Ma a questo punto che fare? Occorre ripartire dall’unico labile tentativo di filtrare l’entrata di nuovi stati membri, quella sorta di “anticamera temporale” in cui confluiscono i cosiddetti candidati all’adesione in attesa di capire se saranno idonei (vi risiedono attualmente Macedonia e Turchia) e ripensare e rafforzare questo concetto. In questa sorta di status intermedio, metodicamente definito sulla base di parametri elementari e dei principi fondanti l’Unione, potrebbero risiedere i paesi candidati come oggi, ma anche, in maniera più flessibile, farvi ritorno i paesi che in effetti non rispettano più parametri e principi o non vi si riconoscono più – si veda, tra gli altri, la già citata Finlandia o, per motivi diversi, Grecia, Ungheria, Slovenia. Sarebbero comunque previsti rapporti privilegiati col resto dell’Unione.

Solo in questo modo un nucleo di stati che ci crede davvero avrebbe seriamente la possibilità di fondare gli Stati Uniti d’Europa, senza pretesti o prevaricazioni e, è fondamentale, lasciando sempre la porta aperta a chi vuole entrare – o rientrare – e abbia i requisiti per farlo.

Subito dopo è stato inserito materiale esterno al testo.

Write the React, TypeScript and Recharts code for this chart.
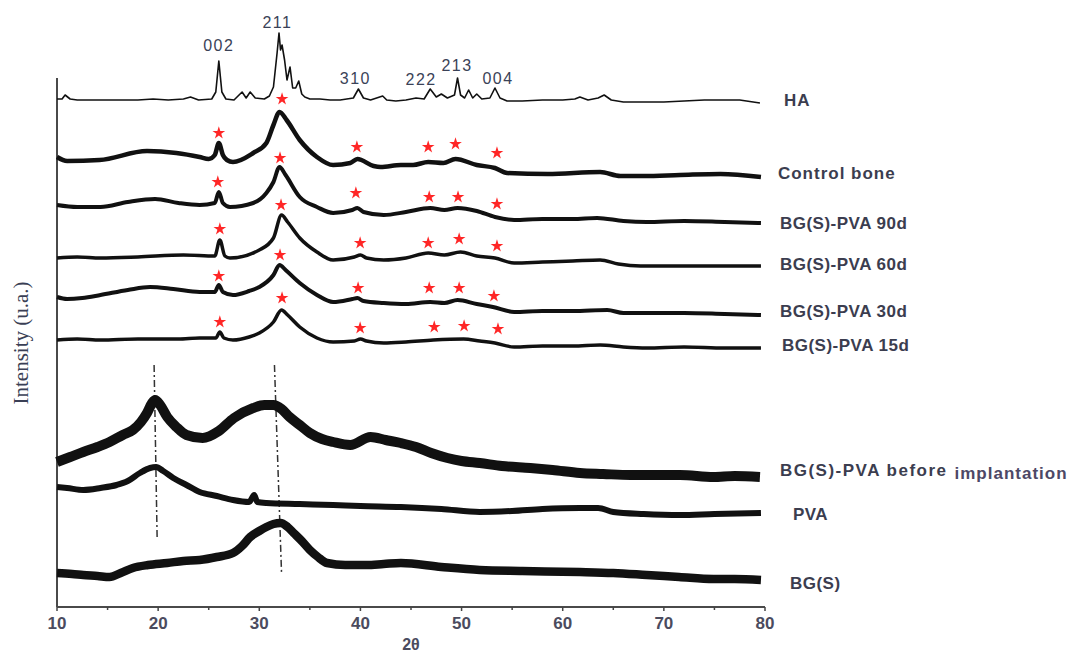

Leggo dal sito “http://www.europa.eu”, sezione “I padri fondatori dell'UE”: “…leader visionari, hanno ispirato la creazione dell'Unione europea in cui viviamo oggi. Senza il loro impegno e la loro motivazione non potremmo vivere nella zona di pace e stabilità che oggi diamo per scontata. Combattenti della resistenza o avvocati, i padri fondatori erano un gruppo eterogeneo di persone mosse dagli stessi ideali: la pace, l'unità e la prosperità in Europa. Oltre ai padri fondatori […] molti altri hanno ispirato il progetto europeo e hanno lavorato instancabilmente per realizzarlo”.

Chissà dove sono finiti i loro eredi e i loro ideali e cosa ne penserebbero di questa Europa sfilacciata, inconsistente, eppure dalle così grandi potenzialità.